To give you an idea on what we see on our machines:
When sending 4k images with 15 Hz with loaned messages:
[INFO] [image_transport_subscriber]: Received 75 messages
[INFO] [image_transport_subscriber]: Average round time 0.124256 milliseconds
When sending 4k images with 15 Hz using the classic approach:
[INFO] [image_transport_subscriber]: Received 104 messages
[INFO] [image_transport_subscriber]: Average round time 2.615024 milliseconds
Even when adding a string
field to the 4k fixed size messages to force serialization, we get round trip times of about 20 milliseconds. Can you try to reproduce this?
@AlexisTM I am going to close this issue because I am considering this problem being addressed. Please feel free to re-open this ticket if you have further questions about it.
I sent messages of 33MBytes but the publishers/subscribers were set with a queue size of 10 without loaned messages, and the publisher crashed.
This means: If we are not using the zero-copy capability in all nodes (loaned message methodology), the nodes will crash; I would, therefore, expect the global/local planner and default nodes mapping nodes to have problems when running over iceoryx.
Publisher was:
Subscriber was:
When starting, it says the following but I expect the queue size to be 10.
After a few messages, the node crashes due to lack of memory to be allocated.

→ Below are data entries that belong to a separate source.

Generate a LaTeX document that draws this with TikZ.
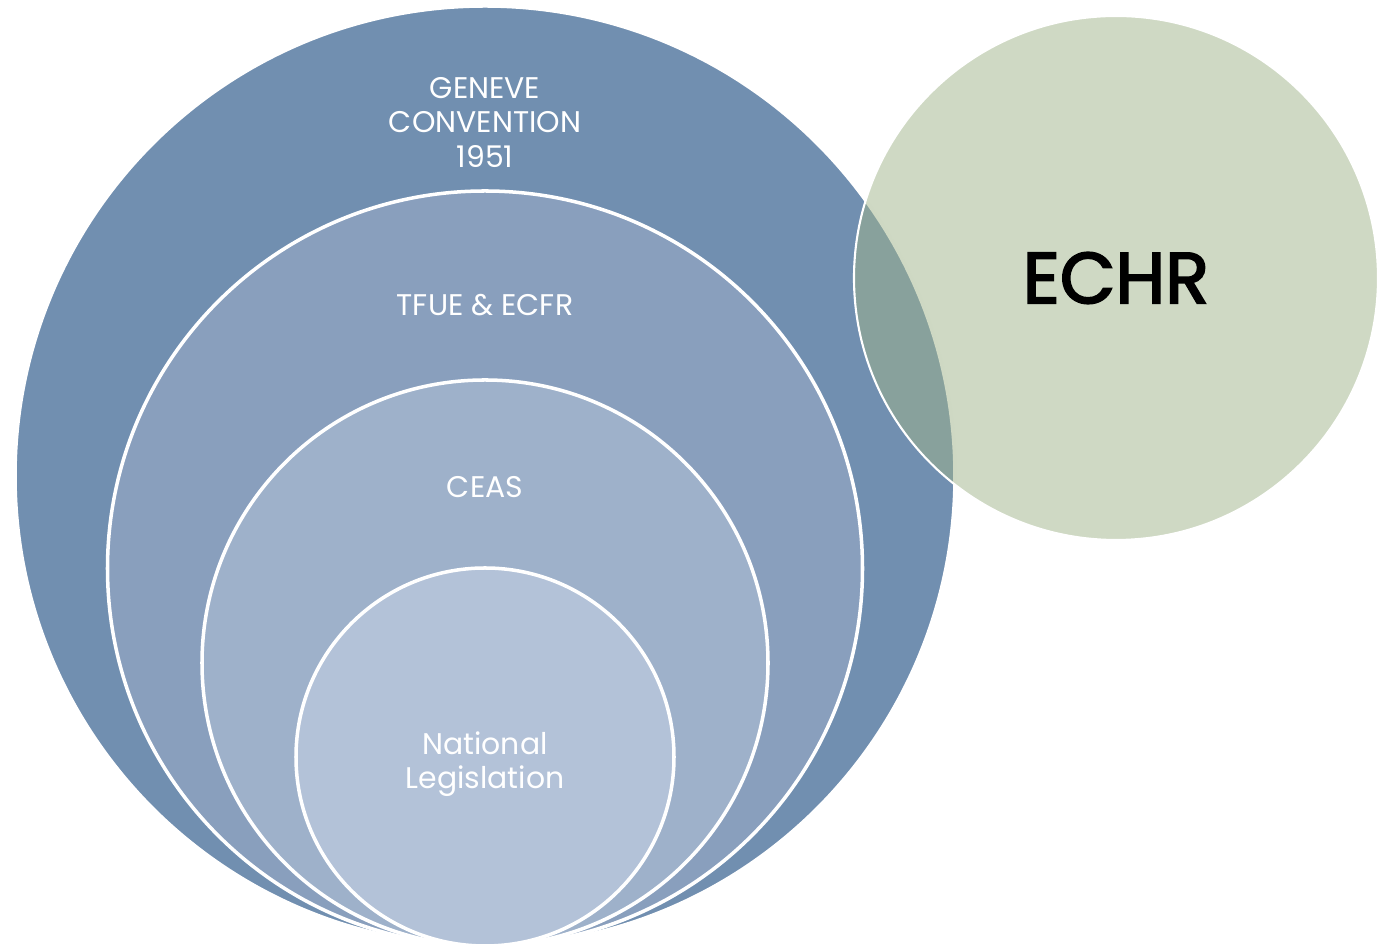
\documentclass[tikz,border=0pt]{standalone}
\usepackage{fontspec}
\setmainfont{Poppins}
\newfontfamily\echrfont{Poppins}[FakeBold=2.6]
\usepackage{xcolor}
\usetikzlibrary{positioning}
\definecolor{geneveblue}{RGB}{113,143,176}
\definecolor{tfueblue}{RGB}{137,159,189}
\definecolor{ceasblue}{RGB}{158,177,202}
\definecolor{natblue}{RGB}{179,194,216}
\definecolor{echrgreen}{RGB}{159,179,137}

\begin{document}
\begin{tikzpicture}[
    ring/.style={draw=white, line width=2pt, circle, inner sep=0pt, outer sep=0pt},
    lbl/.style={text=white, align=center, inner sep=0pt, font=\fontsize{17}{19.6}\selectfont}]
  \useasboundingbox (0,0) rectangle (27.64,18.94);
  % nested circles
  \node (geneve) [ring, fill=geneveblue, minimum size=18.8cm] at (9.70,9.42) {};
  \node (tfue) [ring, fill=tfueblue, minimum size=15.1cm] at (9.70,7.57) {};
  \node (ceas) [ring, fill=ceasblue, minimum size=11.32cm] at (9.70,5.68) {};
  \node (national) [ring, fill=natblue, minimum size=7.56cm] at (9.70,3.80) {};
  % overlapping circle
  \node (echr) [circle, draw=white, line width=1.2pt, fill=echrgreen, fill opacity=0.5, inner sep=0pt, outer sep=0pt, minimum size=10.48cm] at (22.32,13.38) {};
  % labels
  \node (genevelabel) [lbl, below=1.42cm of geneve.north] {GENEVE\\CONVENTION\\1951};
  \node (tfuelabel) [lbl, below=2.06cm of tfue.north] {TFUE \& ECFR};
  \node (ceaslabel) [lbl, below=1.92cm of ceas.north] {CEAS};
  \node (nationallabel) [lbl, below=3.26cm of national.north] {National\\Legislation};
  \node (echrlabel) [font=\echrfont\fontsize{41}{48}\selectfont] at (echr.center) {ECHR};
\end{tikzpicture}
\end{document}
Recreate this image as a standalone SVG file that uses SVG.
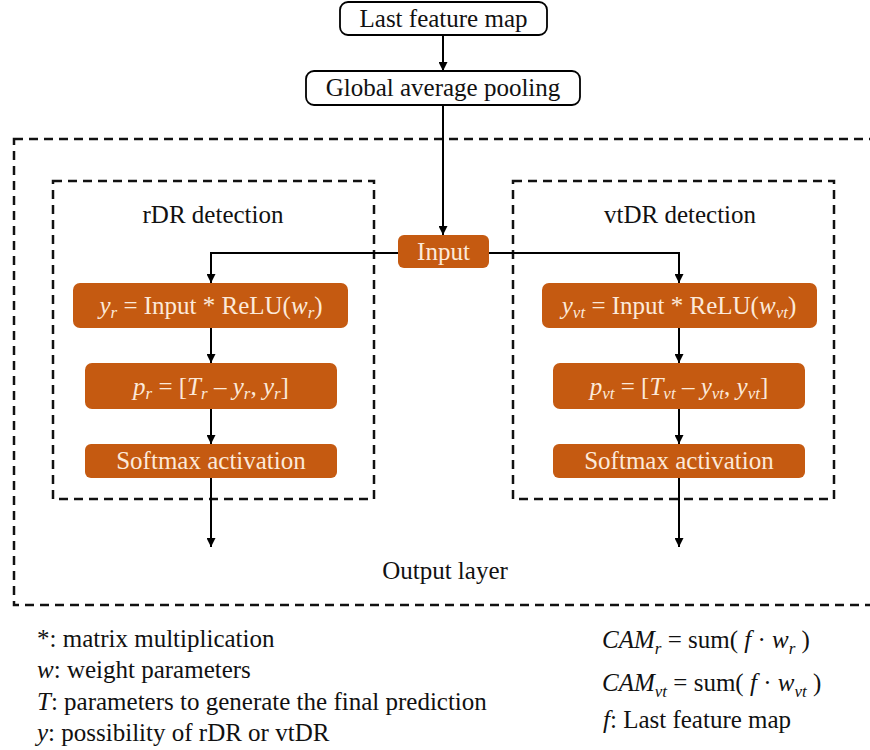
<svg xmlns="http://www.w3.org/2000/svg" width="870" height="750" viewBox="0 0 870 750">
  <defs>
    <marker id="arrow" viewBox="0 0 10 10" refX="10" refY="5" markerWidth="9" markerHeight="9" markerUnits="userSpaceOnUse" orient="auto">
      <path d="M0,0 L10,5 L0,10 z" fill="#000"/>
    </marker>
  </defs>

  <rect width="870" height="750" fill="#fff"/>

  <!-- dashed frames -->
  <g fill="none" stroke="#111" stroke-width="2.5" stroke-dasharray="9 6">
    <rect x="14" y="139" width="872" height="466"/>
    <rect x="53" y="181" width="321" height="318"/>
    <rect x="513" y="181" width="321" height="318"/>
  </g>
  <g id="output-layer">
    <text x="445" y="579" text-anchor="middle" font-family="Times New Roman" font-size="25" fill="#111">Output layer</text>
  </g>
  <g id="rdr-detection">
    <text x="213" y="223" text-anchor="middle" font-family="Times New Roman" font-size="25" fill="#111">rDR detection</text>
  </g>
  <g id="vtdr-detection">
    <text x="680" y="223" text-anchor="middle" font-family="Times New Roman" font-size="25" fill="#111">vtDR detection</text>
  </g>

  <!-- connectors -->
  <g id="connectors" fill="none" stroke="#000" stroke-width="2" marker-end="url(#arrow)">
    <path d="M443,35 V71"/>
    <path d="M443,105 V235"/>
    <path d="M398,253 H211 V283"/>
    <path d="M489,253 H679 V283"/>
    <path d="M211,328 V363"/>
    <path d="M211,409 V444"/>
    <path d="M211,478 V547"/>
    <path d="M679,328 V363"/>
    <path d="M679,409 V444"/>
    <path d="M679,478 V547"/>
  </g>

  <!-- top boxes -->
  <g id="last-feature-map">
    <rect x="340" y="2" width="207" height="33" rx="8" fill="#fff" stroke="#000" stroke-width="1.8"/>
    <text x="443.5" y="27" text-anchor="middle" font-family="Times New Roman" font-size="25" fill="#111">Last feature map</text>
  </g>
  <g id="global-average-pooling">
    <rect x="306" y="71" width="274" height="34" rx="8" fill="#fff" stroke="#000" stroke-width="1.8"/>
    <text x="443" y="96" text-anchor="middle" font-family="Times New Roman" font-size="25" fill="#111">Global average pooling</text>
  </g>

  <!-- orange processing blocks -->
  <g id="input">
    <rect x="398" y="235" width="91" height="33" rx="6" fill="#C55A11"/>
    <text x="443.5" y="260" text-anchor="middle" font-family="Times New Roman" font-size="25" fill="#FCE9D9">Input</text>
  </g>

  <!-- rDR branch -->
  <g id="yr">
    <rect x="73" y="283" width="275" height="45" rx="7" fill="#C55A11"/>
    <text x="211" y="314" text-anchor="middle" font-family="Times New Roman" font-size="25" fill="#FCE9D9"><tspan font-style="italic">y</tspan><tspan font-size="17" font-style="italic" dy="4">r</tspan><tspan dy="-4"> = Input * ReLU(</tspan><tspan font-style="italic">w</tspan><tspan font-size="17" font-style="italic" dy="4">r</tspan><tspan dy="-4">)</tspan></text>
  </g>
  <g id="pr">
    <rect x="85" y="363" width="252" height="46" rx="7" fill="#C55A11"/>
    <text x="211" y="395" text-anchor="middle" font-family="Times New Roman" font-size="25" fill="#FCE9D9"><tspan font-style="italic">p</tspan><tspan font-size="17" font-style="italic" dy="4">r</tspan><tspan dy="-4"> = [</tspan><tspan font-style="italic">T</tspan><tspan font-size="17" font-style="italic" dy="4">r</tspan><tspan dy="-4"> – </tspan><tspan font-style="italic">y</tspan><tspan font-size="17" font-style="italic" dy="4">r</tspan><tspan dy="-4">, </tspan><tspan font-style="italic">y</tspan><tspan font-size="17" font-style="italic" dy="4">r</tspan><tspan dy="-4">]</tspan></text>
  </g>
  <g id="softmax-r">
    <rect x="85" y="444" width="252" height="34" rx="6" fill="#C55A11"/>
    <text x="211" y="469" text-anchor="middle" font-family="Times New Roman" font-size="25" fill="#FCE9D9">Softmax activation</text>
  </g>

  <!-- vtDR branch -->
  <g id="yvt">
    <rect x="542" y="283" width="275" height="45" rx="7" fill="#C55A11"/>
    <text x="679" y="314" text-anchor="middle" font-family="Times New Roman" font-size="25" fill="#FCE9D9"><tspan font-style="italic">y</tspan><tspan font-size="17" font-style="italic" dy="4">vt</tspan><tspan dy="-4"> = Input * ReLU(</tspan><tspan font-style="italic">w</tspan><tspan font-size="17" font-style="italic" dy="4">vt</tspan><tspan dy="-4">)</tspan></text>
  </g>
  <g id="pvt">
    <rect x="553" y="363" width="252" height="46" rx="7" fill="#C55A11"/>
    <text x="679" y="395" text-anchor="middle" font-family="Times New Roman" font-size="25" fill="#FCE9D9"><tspan font-style="italic">p</tspan><tspan font-size="17" font-style="italic" dy="4">vt</tspan><tspan dy="-4"> = [</tspan><tspan font-style="italic">T</tspan><tspan font-size="17" font-style="italic" dy="4">vt</tspan><tspan dy="-4"> – </tspan><tspan font-style="italic">y</tspan><tspan font-size="17" font-style="italic" dy="4">vt</tspan><tspan dy="-4">, </tspan><tspan font-style="italic">y</tspan><tspan font-size="17" font-style="italic" dy="4">vt</tspan><tspan dy="-4">]</tspan></text>
  </g>
  <g id="softmax-vt">
    <rect x="553" y="444" width="252" height="34" rx="6" fill="#C55A11"/>
    <text x="679" y="469" text-anchor="middle" font-family="Times New Roman" font-size="25" fill="#FCE9D9">Softmax activation</text>
  </g>

  <!-- legend -->
  <g id="legend-left">
    <text x="37" y="647" font-family="Times New Roman" font-size="25" fill="#111">*: matrix multiplication</text>
    <text x="37" y="678" font-family="Times New Roman" font-size="25" fill="#111"><tspan font-style="italic">w</tspan>: weight parameters</text>
    <text x="37" y="710" font-family="Times New Roman" font-size="25" fill="#111"><tspan font-style="italic">T</tspan>: parameters to generate the final prediction</text>
    <text x="37" y="741" font-family="Times New Roman" font-size="25" fill="#111"><tspan font-style="italic">y</tspan>: possibility of rDR or vtDR</text>
  </g>
  <g id="legend-right">
    <text x="602" y="648" font-family="Times New Roman" font-size="25" fill="#111"><tspan font-style="italic">CAM</tspan><tspan font-size="17" font-style="italic" dy="6">r</tspan><tspan dy="-6"> = sum( </tspan><tspan font-style="italic">f</tspan><tspan> · </tspan><tspan font-style="italic">w</tspan><tspan font-size="17" font-style="italic" dy="6">r</tspan><tspan dy="-6"> )</tspan></text>
    <text x="602" y="691" font-family="Times New Roman" font-size="25" fill="#111"><tspan font-style="italic">CAM</tspan><tspan font-size="17" font-style="italic" dy="6">vt</tspan><tspan dy="-6"> = sum( </tspan><tspan font-style="italic">f</tspan><tspan> · </tspan><tspan font-style="italic">w</tspan><tspan font-size="17" font-style="italic" dy="6">vt</tspan><tspan dy="-6"> )</tspan></text>
    <text x="603" y="728" font-family="Times New Roman" font-size="25" fill="#111"><tspan font-style="italic">f</tspan>: Last feature map</text>
  </g>
</svg>
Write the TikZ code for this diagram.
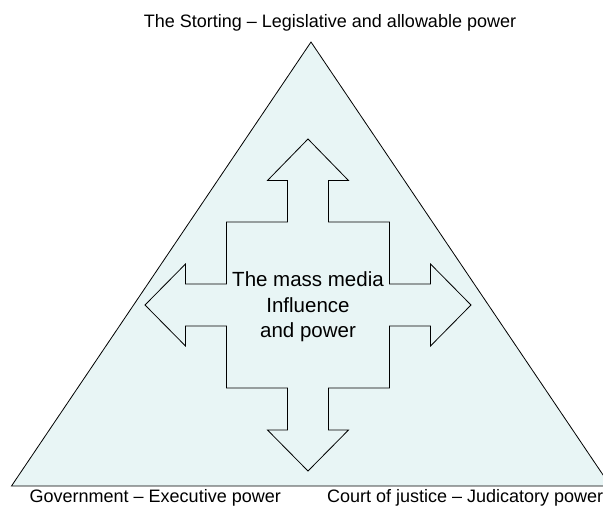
\documentclass[tikz,border=0pt]{standalone}
\usepackage{fontspec}
\setmainfont{Liberation Sans}
\usetikzlibrary{positioning}
\definecolor{paleblue}{RGB}{232,245,245}

\begin{document}
\begin{tikzpicture}[
  x=1pt,y=-1pt,line width=0.8pt,
  power/.style={inner sep=0pt,font=\fontsize{18}{21}\selectfont},
  panel/.style={draw=black,fill=paleblue,line join=miter}
  ]
  \useasboundingbox (0,0) rectangle (603,506);
  \clip (0,0) rectangle (603,506);
  \coordinate (apex)  at (311,42);
  \coordinate (west)  at (11.5,486);
  \coordinate (east)  at (610.5,486);
  \draw[panel] (apex) -- (west) -- (east) -- cycle;
  \draw[panel] (308,139) -- (348.5,180.5) -- (328.5,180.5) -- (328.5,222)
    -- (389.5,222) -- (389.5,284) -- (430.5,284) -- (430.5,264) -- (471,305)
    -- (430.5,346) -- (430.5,326) -- (389.5,326) -- (389.5,388) -- (328.5,388)
    -- (328.5,430) -- (348.5,430) -- (308,471) -- (267.5,430) -- (287.5,430)
    -- (287.5,388) -- (226.5,388) -- (226.5,326) -- (185.5,326) -- (185.5,346)
    -- (145,305) -- (185.5,264) -- (185.5,284) -- (226.5,284) -- (226.5,222)
    -- (287.5,222) -- (287.5,180.5) -- (267.5,180.5) -- cycle;
  \node (media)      [inner sep=0pt,align=center,font=\fontsize{20.5}{25.5}\selectfont]
    at (308,307) {The mass media\\Influence\\and power};
  \node (storting)   [power,anchor=base] at (330,27.7) {The Storting -- Legislative and allowable power};
  \node (government) [power,anchor=base west] at (29.3,502.5) {Government -- Executive power};
  \node (court)      [power,anchor=base west] at (326.7,502.5) {Court of justice -- Judicatory power};
\end{tikzpicture}
\end{document}
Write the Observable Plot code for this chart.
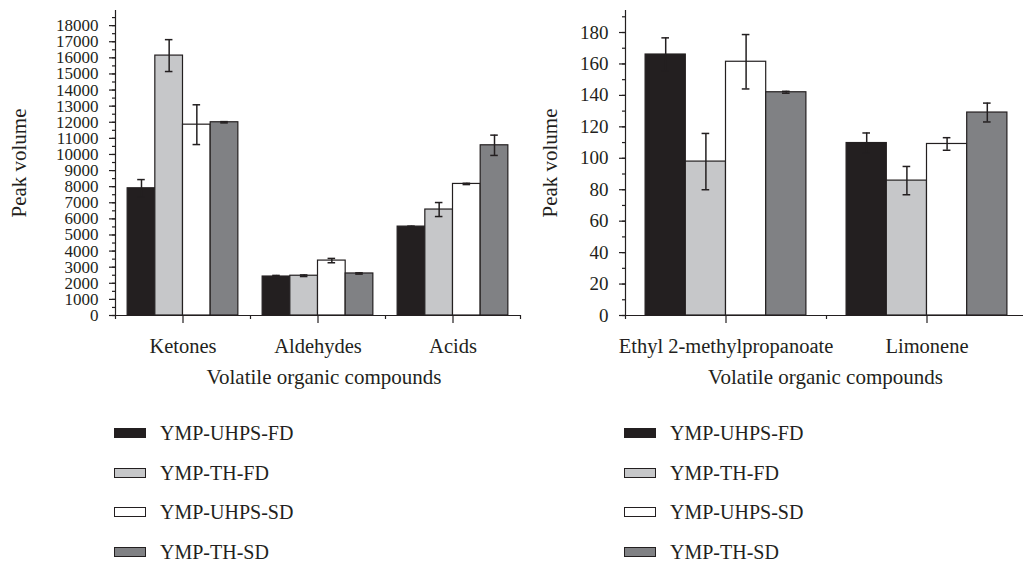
<!DOCTYPE html>
<html><head><meta charset="utf-8">
<script src="https://cdn.jsdelivr.net/npm/d3@7"></script>
<script src="https://cdn.jsdelivr.net/npm/@observablehq/plot@0.6"></script>
<style>
html,body{margin:0;padding:0;background:#fff;overflow:hidden;width:1023px;height:564px;}
#root{position:relative;width:1023px;height:564px;font-family:"Liberation Serif",serif;color:#231f20;}
.chart{position:absolute;top:0;}
.chart svg{max-width:none !important;}
.item{position:absolute;height:22px;display:flex;align-items:center;font-size:20px;white-space:nowrap;}
.sw{width:30px;height:8px;border:1px solid #231f20;margin-right:14px;}
</style></head><body><div id="root"></div>
<script>
// ---- data ----
const series = ["YMP-UHPS-FD", "YMP-TH-FD", "YMP-UHPS-SD", "YMP-TH-SD"];
const seriesColors = ["#231f20", "#c6c7c9", "#ffffff", "#808184"];

const groupsLeft = ["Ketones", "Aldehydes", "Acids"];
const uhpsFdLeft = [7900, 2420, 5520];
const thFdLeft   = [16140, 2470, 6580];
const uhpsSdLeft = [11850, 3410, 8170];
const thSdLeft   = [12000, 2610, 10570];
const uhpsFdLeftErr = [540, 70, 30];
const thFdLeftErr   = [990, 50, 435];
const uhpsSdLeftErr = [1235, 135, 40];
const thSdLeftErr   = [40, 40, 630];
const yTicksLeft = d3.range(0, 18001, 1000);
const yMinorLeft = d3.range(0, 18501, 500);

const groupsRight = ["Ethyl 2-methylpropanoate", "Limonene"];
const uhpsFdRight = [166.0, 109.7];
const thFdRight   = [97.9, 85.8];
const uhpsSdRight = [161.4, 109.1];
const thSdRight   = [142.0, 129.1];
const uhpsFdRightErr = [10.6, 6.4];
const thFdRightErr   = [17.9, 9.0];
const uhpsSdRightErr = [17.3, 4.0];
const thSdRightErr   = [0.6, 6.0];
const yTicksRight = d3.range(0, 181, 20);
const yMinorRight = d3.range(0, 191, 10);

const yTitle = "Peak volume";
const xTitle = "Volatile organic compounds";

// ---- chart builder ----
const ink = "#231f20";
function buildRows(groups, vals, errs) {
  return groups.flatMap((g, gi) => series.map((s, j) => ({
    group: g, gi, series: s, j, value: vals[j][gi], err: errs[j][gi]
  })));
}

function chart({groups, vals, errs, yMax, ticks, minor, width, marginLeft, pad, capHalf, yTitleDx, xTitleDx, tickFont}) {
  const rows = buildRows(groups, vals, errs);
  const bw = (1 - 2 * pad) / series.length;
  const x1 = d => d.gi + pad + d.j * bw;
  const cx = d => x1(d) + bw / 2;
  return Plot.plot({
    width, height: 400,
    marginLeft, marginRight: 0, marginTop: 10, marginBottom: 85,
    style: {fontFamily: "Liberation Serif, serif", fontSize: "18px", color: ink, background: "transparent", overflow: "visible"},
    x: {domain: [0, groups.length]},
    y: {domain: [0, yMax]},
    color: {domain: series, range: seriesColors},
    marks: [
      Plot.rect(rows, {x1, x2: d => x1(d) + bw, y1: 0, y2: "value", fill: "series", stroke: ink, strokeWidth: 1.2}),
      Plot.ruleX(rows, {x: cx, y1: d => d.value - d.err, y2: d => d.value + d.err, stroke: ink, strokeWidth: 1.5}),
      Plot.ruleY(rows, {y: d => d.value + d.err, x1: d => cx(d) - capHalf, x2: d => cx(d) + capHalf, stroke: ink, strokeWidth: 1.5}),
      Plot.ruleY(rows, {y: d => d.value - d.err, x1: d => cx(d) - capHalf, x2: d => cx(d) + capHalf, stroke: ink, strokeWidth: 1.5}),
      Plot.ruleX([0], {y1: 0, y2: yMax, stroke: ink, strokeWidth: 1.2}),
      Plot.ruleY([0], {stroke: ink, strokeWidth: 1.2}),
      Plot.axisY({ticks: minor, tickSize: 3, tickFormat: () => "", label: null, strokeWidth: 1.2}),
      Plot.axisY({ticks, tickSize: 6, tickPadding: 11, tickFormat: d => String(d), label: null, fontSize: tickFont, strokeWidth: 1.2}),
      Plot.axisX({ticks: d3.range(0, groups.length + 1), tickSize: 4, tickFormat: () => "", label: null, strokeWidth: 1.2}),
      Plot.axisX({ticks: groups.map((g, i) => i + 0.5), tickSize: 8, tickFormat: () => "", label: null, strokeWidth: 1.2}),
      Plot.text(groups, {x: (g, i) => i + 0.5, y: 0, dy: 31, fontSize: 20.5, fill: ink, lineAnchor: "middle"}),
      Plot.text([xTitle], {frameAnchor: "bottom", lineAnchor: "middle", textAnchor: "middle", dy: 62, dx: xTitleDx, fontSize: 21, fill: ink}),
      Plot.text([yTitle], {frameAnchor: "left", rotate: -90, textAnchor: "middle", lineAnchor: "middle", dx: yTitleDx, fontSize: 21, fill: ink})
    ]
  });
}

function legend(root, left) {
  const tops = [433, 473, 512, 552];
  series.forEach((s, i) => {
    const it = document.createElement("div");
    it.className = "item";
    it.style.left = left + "px";
    it.style.top = (tops[i] - 11) + "px";
    const sw = document.createElement("div");
    sw.className = "sw";
    sw.style.background = seriesColors[i];
    const t = document.createElement("span");
    t.textContent = s;
    it.append(sw, t);
    root.append(it);
  });
}

const root = document.getElementById("root");

const leftDiv = document.createElement("div");
leftDiv.className = "chart"; leftDiv.style.left = "0px";
leftDiv.append(chart({
  groups: groupsLeft,
  vals: [uhpsFdLeft, thFdLeft, uhpsSdLeft, thSdLeft],
  errs: [uhpsFdLeftErr, thFdLeftErr, uhpsSdLeftErr, thSdLeftErr],
  yMax: 18940, ticks: yTicksLeft, minor: yMinorLeft,
  width: 520, marginLeft: 115, pad: 0.09, capHalf: 0.028, yTitleDx: -96, xTitleDx: 6, tickFont: 17
}));
root.append(leftDiv);

const rightDiv = document.createElement("div");
rightDiv.className = "chart"; rightDiv.style.left = "520px";
rightDiv.append(chart({
  groups: groupsRight,
  vals: [uhpsFdRight, thFdRight, uhpsSdRight, thSdRight],
  errs: [uhpsFdRightErr, thFdRightErr, uhpsSdRightErr, thSdRightErr],
  yMax: 194, ticks: yTicksRight, minor: yMinorRight,
  width: 507, marginLeft: 105, pad: 0.1, capHalf: 0.019, yTitleDx: -75, xTitleDx: -1, tickFont: 19
}));
root.append(rightDiv);

legend(root, 114);
legend(root, 624);
</script>
</body></html>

This last error is (for me) due to delays in the subscriber side that makes the RouDi not being able to repurpose memory making the publisher dying while it is the subscriber's fault. Note that when I was doing tests on the raw Iceoryx; the typical delay was 50-150μs (18MB messages) but using rmw_iceoryx_cpp, I get a steadily increasing delay up to being few messages late (at 1Hz without any processing on a i9 machine).